Beyond the Kale briefing recap

I attended the February 11, 2014, CFF Urban Agriculture Working Group briefing about the forthcoming book–Beyond the Kale: Urban Agriculture and Social Justice Activism in New York City–and found the afternoon to be extremely interesting, engaging, and informative.


Nevin Cohen and Kristin Reynolds, authors of the book, shared key findings from their participatory, practitioner/activist-centered academic research.  Urban ag community leaders (“visionaries” and “heroes” apply) then moved things from the head to the heart, delivering impassioned, compelling testimony validating and further humanizing the research data; the briefing then opened into a discussion including the voices of those funders who were present around the table.Beyond the Kale Nevin

The day’s combination of academic analysis and activist/practitioner ground truth resulted in a remarkable briefing, one that transferred important, necessary, irrefutable knowledge and awareness of the structural oppression that continues to shape the urban ag landscape. The key to the event’s success was in having the voices of two exceptionally thoughtful and informed academics diving into the socioeconomic and political complexities and inequities in combination with the voices of Leticia Alanis, Ray Figueroa, Karen Washington, Yonnette Fleming, Maggie Cheney, and Tanya Fields.

Funders are, of course, all too often told what they want to hear. This briefing hewed closer to hard truths, articulately delivered with great passion.

There is an ongoing access chasm defined by race/class/gender that reinforces the status quo: longstanding urban ag community leaders of color in struggle to connect with desperately needed technical assistance, capacity development, and financing.

The result is that the “micro-hubs of food, education, and community” in low income neighborhoods that these practitioners have nurtured remain perpetually mired in a shortage of resources, while the mainstream media and a majority of large donors celebrate and support a constellation of urban ag projects that look very different in terms of race (primarily white leadership) and class.

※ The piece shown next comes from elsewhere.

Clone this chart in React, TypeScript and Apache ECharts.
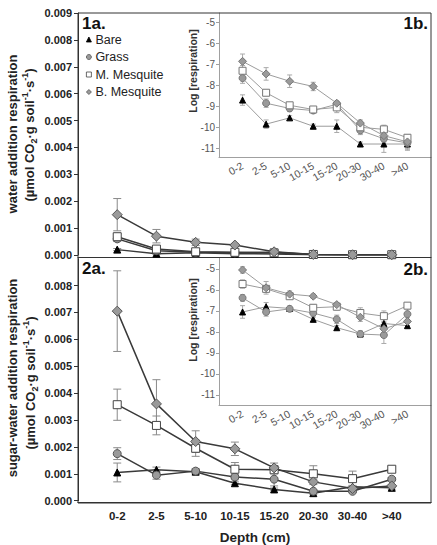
import React, { useEffect, useRef } from "react";
import * as echarts from "echarts";

// ---------- data ----------
const depthLabels = ["0-2", "2-5", "5-10", "10-15", "15-20", "20-30", "30-40", ">40"];
const axisCats = ["", ...depthLabels, ""];
const seriesNames = ["Bare", "Grass", "M. Mesquite", "B. Mesquite"];

// 1a: water addition respiration
const waterBare = [0.0002, 0.00005, 0.00008, 0.00005, 0.00004, 0.00001, 0.00001, 0.00001];
const waterBareSE = [0.00004, 0.00002, 0.00002, 0.00001, 0.00001, 0.000005, 0.000005, 0.000005];
const waterGrass = [0.0006, 0.00016, 0.0001, 0.00008, 0.0001, 0.00002, 0.00001, 0.00001];
const waterGrassSE = [0.0001, 0.00004, 0.00002, 0.00002, 0.00002, 0.00001, 0.000005, 0.000005];
const waterMMesq = [0.00068, 0.00022, 0.00012, 0.0001, 0.00008, 0.00002, 0.00001, 0.00001];
const waterMMesqSE = [0.0001, 0.00005, 0.00003, 0.00002, 0.00002, 0.00001, 0.000005, 0.000005];
const waterBMesq = [0.0015, 0.0007, 0.00047, 0.00037, 0.00012, 0.00002, 0.00001, 0.00001];
const waterBMesqSE = [0.0006, 0.00025, 0.00012, 0.00006, 0.00004, 0.00001, 0.000005, 0.000005];

// 2a: sugar-water addition respiration
const sugarBare = [0.00105, 0.00115, 0.00108, 0.00065, 0.00042, 0.00028, 0.00052, 0.00048];
const sugarBareSE = [0.00035, 0.0001, 0.00008, 0.00005, 0.00005, 0.00004, 0.00005, 0.00005];
const sugarGrass = [0.00175, 0.00095, 0.0011, 0.00088, 0.0008, 0.00035, 0.00035, 0.0008];
const sugarGrassSE = [0.00022, 0.00015, 0.0001, 0.0001, 0.00025, 0.00005, 0.00005, 0.00006];
const sugarMMesq = [0.00357, 0.0028, 0.00195, 0.00117, 0.00115, 0.001, 0.00082, 0.00117];
const sugarMMesqSE = [0.00058, 0.00035, 0.0003, 0.00025, 0.00015, 0.0003, 0.00028, 0.0001];
const sugarBMesq = [0.00705, 0.0036, 0.0022, 0.00193, 0.00122, 0.0007, 0.00045, 0.00055];
const sugarBMesqSE = [0.0015, 0.0009, 0.0004, 0.00025, 0.00018, 0.0001, 0.00008, 0.00005];

// 1b: log respiration, water
const logWaterBare = [-8.7, -9.85, -9.55, -9.95, -9.95, -10.8, -10.8, -10.8];
const logWaterBareSE = [0.25, 0.2, 0.1, 0.1, 0.3, 0.1, 0.4, 0.3];
const logWaterGrass = [-7.65, -8.85, -9.1, -9.2, -8.9, -10.15, -10.55, -10.75];
const logWaterGrassSE = [0.25, 0.2, 0.15, 0.1, 0.1, 0.2, 0.3, 0.3];
const logWaterMMesq = [-7.3, -8.35, -8.95, -9.15, -9.05, -10.0, -10.1, -10.5];
const logWaterMMesqSE = [0.25, 0.1, 0.1, 0.1, 0.25, 0.2, 0.2, 0.15];
const logWaterBMesq = [-6.85, -7.45, -7.8, -8.05, -8.85, -9.8, -10.4, -10.7];
const logWaterBMesqSE = [0.35, 0.3, 0.3, 0.2, 0.1, 0.15, 0.3, 0.3];

// 2b: log respiration, sugar-water
const logSugarBare = [-7.05, -6.8, -6.88, -7.4, -7.8, -8.1, -7.6, -7.7];
const logSugarBareSE = [0.3, 0.2, 0.1, 0.1, 0.1, 0.1, 0.2, 0.15];
const logSugarGrass = [-6.38, -7.05, -6.9, -7.1, -7.4, -8.1, -8.15, -7.15];
const logSugarGrassSE = [0.15, 0.2, 0.1, 0.15, 0.2, 0.15, 0.4, 0.25];
const logSugarMMesq = [-5.72, -5.95, -6.3, -6.85, -6.8, -7.1, -7.25, -6.75];
const logSugarMMesqSE = [0.2, 0.15, 0.1, 0.15, 0.15, 0.25, 0.25, 0.1];
const logSugarBMesq = [-5.05, -5.9, -6.2, -6.3, -6.7, -7.3, -7.85, -7.5];
const logSugarBMesqSE = [0.15, 0.3, 0.15, 0.1, 0.1, 0.2, 0.3, 0.2];

// ---------- styles ----------
const FONT = "'Liberation Sans', Arial, Helvetica, sans-serif";

const mainMarker: any = {
  "Bare": { symbol: "triangle", size: 7, fill: "#000", border: "#000" },
  "Grass": { symbol: "circle", size: 8, fill: "#9a9a9a", border: "#555" },
  "M. Mesquite": { symbol: "rect", size: 8, fill: "#fff", border: "#444" },
  "B. Mesquite": { symbol: "diamond", size: 10, fill: "#9a9a9a", border: "#555" },
};
const insetMarker: any = {
  "Bare": { symbol: "triangle", size: 6, fill: "#000", border: "#000" },
  "Grass": { symbol: "circle", size: 7, fill: "#9a9a9a", border: "#777" },
  "M. Mesquite": { symbol: "rect", size: 7, fill: "#fff", border: "#777" },
  "B. Mesquite": { symbol: "diamond", size: 8, fill: "#9a9a9a", border: "#777" },
};

function lineSeries(name: string, axisIdx: number, vals: number[], inset: boolean) {
  const m = inset ? insetMarker[name] : mainMarker[name];
  return {
    type: "line",
    name,
    xAxisIndex: axisIdx,
    yAxisIndex: axisIdx,
    data: vals.map((v, i) => [i + 1, v]),
    symbol: m.symbol,
    symbolSize: m.size,
    showAllSymbol: true,
    z: 3,
    itemStyle: { color: m.fill, borderColor: m.border, borderWidth: 1, opacity: 1 },
    lineStyle: { color: inset ? "#9c9c9c" : "#3a3a3a", width: inset ? 1 : 1.5 },
    emphasis: { disabled: true },
  };
}

function errSeries(name: string, axisIdx: number, vals: number[], se: number[], inset: boolean) {
  const color = inset ? "#aaaaaa" : "#8a8a8a";
  const w = inset ? 2.5 : 4;
  return {
    type: "custom",
    name: name + " SE",
    xAxisIndex: axisIdx,
    yAxisIndex: axisIdx,
    z: 2,
    data: vals.map((v, i) => [i + 1, v - se[i], v + se[i]]),
    encode: { x: 0, y: [1, 2] },
    renderItem: (params: any, api: any) => {
      const x = api.value(0);
      const lo = api.coord([x, api.value(1)]);
      const hi = api.coord([x, api.value(2)]);
      const st = { stroke: color, lineWidth: 1 };
      return {
        type: "group",
        children: [
          { type: "line", shape: { x1: lo[0], y1: lo[1], x2: hi[0], y2: hi[1] }, style: st },
          { type: "line", shape: { x1: lo[0] - w, y1: lo[1], x2: lo[0] + w, y2: lo[1] }, style: st },
          { type: "line", shape: { x1: hi[0] - w, y1: hi[1], x2: hi[0] + w, y2: hi[1] }, style: st },
        ],
      };
    },
  };
}

function mainY(gridIndex: number, showMax: boolean) {
  return {
    type: "value",
    gridIndex,
    min: 0,
    max: 0.009,
    interval: 0.001,
    axisLine: { show: true, lineStyle: { color: "#333", width: 1 } },
    axisTick: { show: true, length: 4, lineStyle: { color: "#333" } },
    splitLine: { show: false },
    axisLabel: {
      formatter: (v: number) => v.toFixed(3),
      fontSize: 11,
      fontWeight: "bold",
      color: "#222",
      margin: 6,
      fontFamily: FONT,
      showMaxLabel: showMax,
    },
  };
}

function insetY(gridIndex: number, min: number, max: number) {
  return {
    type: "value",
    gridIndex,
    min,
    max,
    splitNumber: 7,
    axisLine: { show: true, lineStyle: { color: "#a0a0a0", width: 1 } },
    axisTick: { show: true, length: 3, lineStyle: { color: "#a0a0a0" } },
    splitLine: { show: false },
    axisLabel: {
      formatter: (v: number) => (Math.abs(v - Math.round(v)) < 1e-6 ? String(Math.round(v)) : ""),
      fontSize: 10,
      color: "#555",
      margin: 4,
      fontFamily: FONT,
      showMinLabel: false,
      showMaxLabel: false,
    },
  };
}

function mainX(gridIndex: number, showLabels: boolean) {
  return {
    type: "category",
    gridIndex,
    data: axisCats,
    boundaryGap: false,
    offset: 2,
    axisLine: { show: true, onZero: false, lineStyle: { color: "#333", width: 1 } },
    axisTick: { show: false },
    splitLine: { show: false },
    axisLabel: {
      show: showLabels,
      interval: 0,
      fontSize: 11.5,
      fontWeight: "bold",
      color: "#222",
      margin: 7,
      fontFamily: FONT,
    },
  };
}

function insetX(gridIndex: number) {
  return {
    type: "category",
    gridIndex,
    data: axisCats,
    boundaryGap: false,
    axisLine: { show: true, onZero: false, lineStyle: { color: "#a0a0a0", width: 1 } },
    axisTick: { show: false },
    splitLine: { show: false },
    axisLabel: {
      interval: 0,
      rotate: 30,
      fontSize: 10.5,
      color: "#555",
      margin: 8,
      fontFamily: FONT,
    },
  };
}

function titleRich(line1: string, x1: number, y1: number, x2: number, y2: number) {
  return [
    {
      type: "text",
      x: x1,
      y: y1,
      rotation: Math.PI / 2,
      silent: true,
      style: {
        text: line1,
        fontSize: 13,
        fontWeight: "bold",
        fontFamily: FONT,
        fill: "#222",
        align: "center",
        verticalAlign: "middle",
      },
    },
    {
      type: "text",
      x: x2,
      y: y2,
      rotation: Math.PI / 2,
      silent: true,
      style: {
        text: "{n|(µmol CO}{s|2}{n|·g soil}{p|-1}{n|·s}{p|-1}{n|)}",
        align: "center",
        verticalAlign: "middle",
        fill: "#222",
        rich: {
          n: { fontSize: 13, fontWeight: "bold", fontFamily: FONT, lineHeight: 18, fill: "#222", verticalAlign: "middle" },
          s: { fontSize: 9, fontWeight: "bold", fontFamily: FONT, lineHeight: 18, fill: "#222", verticalAlign: "bottom", padding: [8, 0, 0, 0] },
          p: { fontSize: 9, fontWeight: "bold", fontFamily: FONT, lineHeight: 18, fill: "#222", verticalAlign: "top", padding: [0, 0, 6, 0] },
        },
      },
    },
  ];
}

function panelLabel(text: string, x: number, y: number, align: string) {
  return {
    type: "text",
    x,
    y,
    silent: true,
    z: 50,
    style: { text, fontSize: 17, fontWeight: "bold", fontFamily: FONT, fill: "#111", align, verticalAlign: "top" },
  };
}

function logTitle(y: number) {
  return {
    type: "text",
    x: 193,
    y,
    rotation: Math.PI / 2,
    silent: true,
    style: { text: "Log [respiration]", fontSize: 10.5, fontWeight: "bold", fontFamily: FONT, fill: "#333", align: "center", verticalAlign: "middle" },
  };
}

function buildOption() {
  const panels = [
    { idx: 0, inset: false, vals: [waterBare, waterGrass, waterMMesq, waterBMesq], se: [waterBareSE, waterGrassSE, waterMMesqSE, waterBMesqSE] },
    { idx: 1, inset: false, vals: [sugarBare, sugarGrass, sugarMMesq, sugarBMesq], se: [sugarBareSE, sugarGrassSE, sugarMMesqSE, sugarBMesqSE] },
    { idx: 2, inset: true, vals: [logWaterBare, logWaterGrass, logWaterMMesq, logWaterBMesq], se: [logWaterBareSE, logWaterGrassSE, logWaterMMesqSE, logWaterBMesqSE] },
    { idx: 3, inset: true, vals: [logSugarBare, logSugarGrass, logSugarMMesq, logSugarBMesq], se: [logSugarBareSE, logSugarGrassSE, logSugarMMesqSE, logSugarBMesqSE] },
  ];
  const series: any[] = [];
  panels.forEach((p) => {
    seriesNames.forEach((n, k) => {
      series.push(lineSeries(n, p.idx, p.vals[k], p.inset));
    });
  });
  panels.forEach((p) => {
    seriesNames.forEach((n, k) => {
      series.push(errSeries(n, p.idx, p.vals[k], p.se[k], p.inset));
    });
  });

  return {
    animation: false,
    backgroundColor: "#fff",
    textStyle: { fontFamily: FONT },
    grid: [
      { left: 78, top: 13, width: 353, height: 242 },
      { left: 78, top: 258.7, width: 353, height: 242 },
      { left: 219, top: 13, width: 212, height: 144, show: true, backgroundColor: "#fff", borderWidth: 0 },
      { left: 219, top: 258, width: 212, height: 147, show: true, backgroundColor: "#fff", borderWidth: 0 },
    ],
    xAxis: [mainX(0, false), mainX(1, true), insetX(2), insetX(3)],
    yAxis: [mainY(0, true), mainY(1, false), insetY(2, -11.42, -4.54), insetY(3, -11.48, -4.48)],
    legend: {
      data: [
        { name: "Bare", icon: "triangle" },
        { name: "Grass", icon: "circle" },
        { name: "M. Mesquite", icon: "rect" },
        { name: "B. Mesquite", icon: "diamond" },
      ],
      orient: "vertical",
      left: 86,
      top: 33,
      padding: 0,
      itemWidth: 5,
      itemHeight: 5,
      itemGap: 4.5,
      selectedMode: false,
      itemStyle: { borderWidth: 0.8 },
      textStyle: { fontSize: 12.5, color: "#222", fontFamily: FONT, padding: [0, 0, 0, -1] },
    },
    graphic: [
      {
        type: "rect",
        shape: { x: 78, y: 13, width: 353, height: 490 },
        style: { fill: "none", stroke: "#333", lineWidth: 1 },
        silent: true,
        z: 40,
      },
      panelLabel("1a.", 82, 15, "left"),
      panelLabel("1b.", 428, 15, "right"),
      panelLabel("2a.", 82, 260, "left"),
      panelLabel("2b.", 428, 261, "right"),
      ...titleRich("water addition respiration", 12, 134, 29, 135),
      ...titleRich("sugar-water addition respiration", 12.5, 378, 30, 383),
      logTitle(71),
      logTitle(320),
      {
        type: "text",
        x: 255,
        y: 537,
        silent: true,
        style: { text: "Depth (cm)", fontSize: 13.5, fontWeight: "bold", fontFamily: FONT, fill: "#222", align: "center", verticalAlign: "middle" },
      },
    ],
    series,
  };
}

export default function App() {
  const ref = useRef<HTMLDivElement>(null);
  useEffect(() => {
    if (!ref.current) return;
    const chart = echarts.init(ref.current, null, { renderer: "svg" });
    chart.setOption(buildOption() as any);
    return () => chart.dispose();
  }, []);
  return (
    <div
      ref={ref}
      style={{ position: "absolute", left: 0, top: 0, width: 437, height: 545, background: "#fff" }}
    />
  );
}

I thank all of the participants and organizers for offering such an engaging briefing. If there was any doubt about the social injustices playing out across and within our burgeoning urban ag scene, the briefing went a long way toward dispelling such notions. Keeping this essential message front and center within CFF’s outreach to a broader constituency of funders–and exploring ways to facilitate action and support mobilizing more equitable access–these seem key to our work ahead.